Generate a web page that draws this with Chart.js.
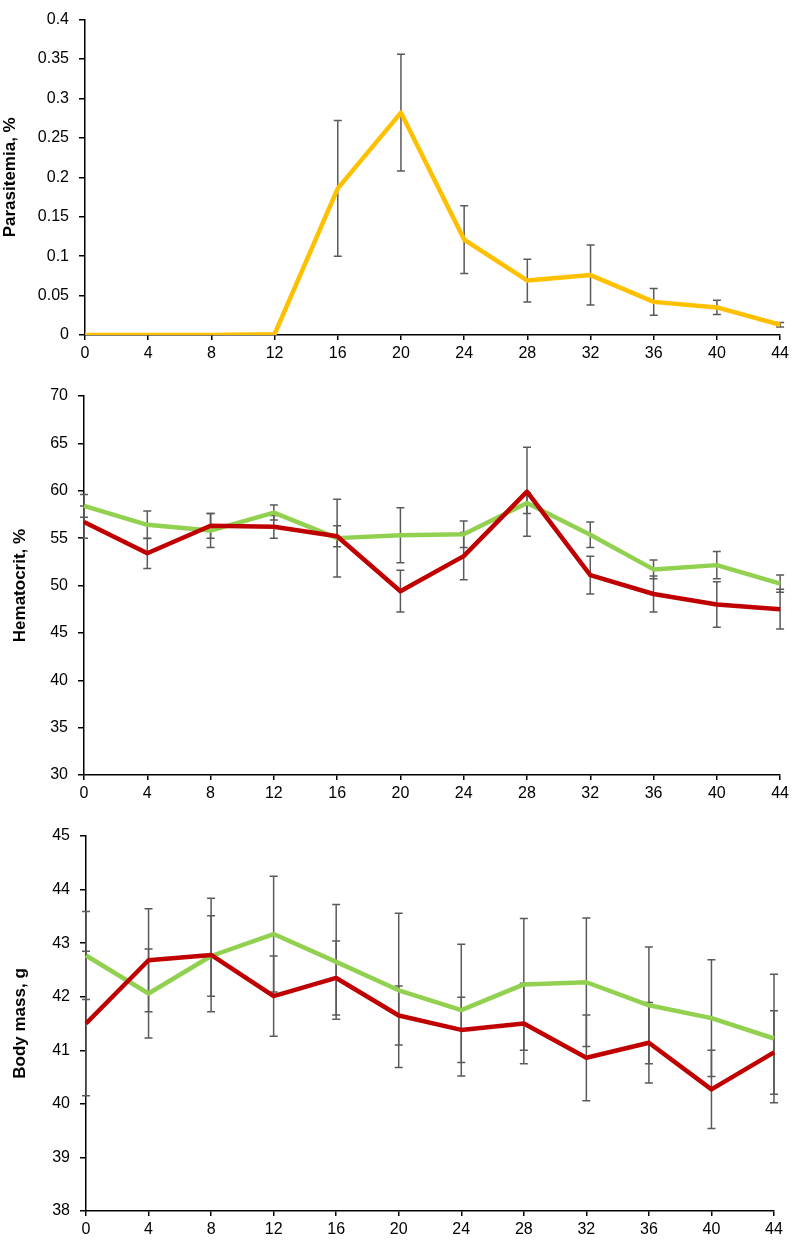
<!DOCTYPE html>
<html lang="en">
<head>
<meta charset="UTF-8">
<style>
body {
    margin: 0;
    background: #fff;
    font-family: "Liberation Sans", Arial, sans-serif;
}
.panel {
    position: absolute;
    left: 0;
    width: 793px;
}
</style>
</head>
<body>
<div class="panel" style="top:0;height:365px"><canvas id="parasitemia" width="793" height="365"></canvas></div>
<div class="panel" style="top:360px;height:440px"><canvas id="hematocrit" width="793" height="440"></canvas></div>
<div class="panel" style="top:800px;height:441px"><canvas id="bodymass" width="793" height="441"></canvas></div>
<script src="https://cdn.jsdelivr.net/npm/chart.js"></script>
<script>
// days post infection
const days = [0, 4, 8, 12, 16, 20, 24, 28, 32, 36, 40, 44];

const parasitemia = [0, 0, 0, 0.001, 0.186, 0.282, 0.121, 0.069, 0.076, 0.042, 0.035, 0.013];
const parasitemiaErr = [0, 0, 0, 0, 0.086, 0.074, 0.043, 0.027, 0.038, 0.017, 0.009, 0.003];

const hematocritRed = [56.7, 53.4, 56.3, 56.2, 55.2, 49.4, 53.1, 59.9, 51.1, 49.1, 48.0, 47.5];
const hematocritRedErr = [1.7, 1.6, 1.3, 1.2, 1.1, 2.2, 2.5, 4.7, 2.0, 1.9, 2.4, 2.1];
const hematocritGreen = [58.4, 56.4, 55.8, 57.7, 55.0, 55.3, 55.4, 58.7, 55.35, 51.7, 52.15, 50.2];
const hematocritGreenErr = [1.2, 1.45, 1.8, 0.8, 4.1, 2.9, 1.4, 1.1, 1.35, 1.0, 1.45, 0.9];

const bodyRed = [41.5, 42.68, 42.78, 42.01, 42.35, 41.65, 41.38, 41.5, 40.86, 41.14, 40.27, 40.96];
const bodyRedErr = [1.35, 0.96, 1.06, 0.75, 0.69, 0.55, 0.61, 0.75, 0.8, 0.75, 0.73, 0.78];
const bodyGreen = [42.77, 42.06, 42.76, 43.17, 42.65, 42.12, 41.75, 42.23, 42.27, 41.84, 41.6, 41.22];
const bodyGreenErr = [0.82, 0.83, 0.75, 1.08, 1.07, 1.44, 1.23, 1.23, 1.2, 1.09, 1.09, 1.2];

const YELLOW = '#FFC000';
const RED = '#C00000';
const GREEN = '#92D050';

// draws symmetric error bars from dataset.errorBars, using the chart's own scales
const errorBarPlugin = {
    id: 'errorBars',
    beforeDatasetsDraw(chart) {
        const ctx = chart.ctx;
        const yScale = chart.scales.y;
        ctx.save();
        ctx.strokeStyle = '#5a5a5a';
        ctx.lineWidth = 1.5;
        chart.data.datasets.forEach((ds, i) => {
            if (!ds.errorBars) return;
            const meta = chart.getDatasetMeta(i);
            meta.data.forEach((pt, j) => {
                const err = ds.errorBars[j];
                if (!err) return;
                const top = yScale.getPixelForValue(ds.data[j] + err);
                const bot = yScale.getPixelForValue(ds.data[j] - err);
                ctx.beginPath();
                ctx.moveTo(pt.x, top);
                ctx.lineTo(pt.x, bot);
                ctx.moveTo(pt.x - 4, top);
                ctx.lineTo(pt.x + 4, top);
                ctx.moveTo(pt.x - 4, bot);
                ctx.lineTo(pt.x + 4, bot);
                ctx.stroke();
            });
        });
        ctx.restore();
    }
};

function series(data, err, color) {
    return {
        data: data,
        errorBars: err,
        borderColor: color,
        backgroundColor: color,
        borderWidth: 4.5,
        borderJoinStyle: 'round',
        pointRadius: 0,
        tension: 0
    };
}

function makeChart(id, datasets, opts) {
    return new Chart(document.getElementById(id), {
        type: 'line',
        data: { labels: days, datasets: datasets },
        options: {
            responsive: false,
            animation: false,
            layout: { padding: opts.padding },
            scales: {
                x: {
                    offset: false,
                    grid: { display: true, drawOnChartArea: false, drawTicks: true, tickLength: 5, color: '#000', lineWidth: 1.5 },
                    border: { color: '#000', width: 1.5 },
                    ticks: { color: '#000', padding: 4, maxRotation: 0, autoSkip: false, font: { family: 'Liberation Sans', size: 16 } },
                    afterFit(s) { s.height = 25; }
                },
                y: {
                    min: opts.min,
                    max: opts.max,
                    grid: { display: true, drawOnChartArea: false, drawTicks: true, tickLength: 6, color: '#000', lineWidth: 1.5 },
                    border: { color: '#000', width: 1.5 },
                    ticks: {
                        stepSize: opts.step,
                        color: '#000',
                        padding: 10,
                        font: { family: 'Liberation Sans', size: 16 },
                        callback: v => +v.toFixed(2)
                    },
                    title: {
                        display: true,
                        text: opts.title,
                        color: '#000',
                        padding: { top: opts.titlePad, bottom: 0 },
                        font: { family: 'Liberation Sans', size: 17, weight: 'bold' }
                    },
                    afterFit(s) { s.width = opts.yWidth; }
                }
            },
            plugins: {
                legend: { display: false },
                tooltip: { enabled: false }
            }
        },
        plugins: [errorBarPlugin]
    });
}

makeChart('parasitemia', [series(parasitemia, parasitemiaErr, YELLOW)], {
    min: 0, max: 0.4, step: 0.05, title: 'Parasitemia, %', titlePad: 0, yWidth: 85,
    padding: { top: 10, right: 10, bottom: 5, left: 0 }
});

makeChart('hematocrit', [
    series(hematocritRed, hematocritRedErr, RED),
    series(hematocritGreen, hematocritGreenErr, GREEN)
], {
    min: 30, max: 70, step: 5, title: 'Hematocrit, %', titlePad: 10, yWidth: 84,
    padding: { top: 36, right: 9, bottom: 0, left: 0 }
});

makeChart('bodymass', [
    series(bodyRed, bodyRedErr, RED),
    series(bodyGreen, bodyGreenErr, GREEN)
], {
    min: 38, max: 45, step: 1, title: 'Body mass, g', titlePad: 10, yWidth: 86,
    padding: { top: 36, right: 19, bottom: 5, left: 0 }
});
</script>
</body>
</html>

- What you will do
Without the pictures, please reproduce each line of the listing above exactly, from the first one through the line bearing "36, 40, 44];".

- Answer to the problem
Generate a web page that draws this with Chart.js.
<!DOCTYPE html>
<html lang="en">
<head>
<meta charset="UTF-8">
<style>
body {
    margin: 0;
    background: #fff;
    font-family: "Liberation Sans", Arial, sans-serif;
}
.panel {
    position: absolute;
    left: 0;
    width: 793px;
}
</style>
</head>
<body>
<div class="panel" style="top:0;height:365px"><canvas id="parasitemia" width="793" height="365"></canvas></div>
<div class="panel" style="top:360px;height:440px"><canvas id="hematocrit" width="793" height="440"></canvas></div>
<div class="panel" style="top:800px;height:441px"><canvas id="bodymass" width="793" height="441"></canvas></div>
<script src="https://cdn.jsdelivr.net/npm/chart.js"></script>
<script>
// days post infection
const days = [0, 4, 8, 12, 16, 20, 24, 28, 32, 36, 40, 44];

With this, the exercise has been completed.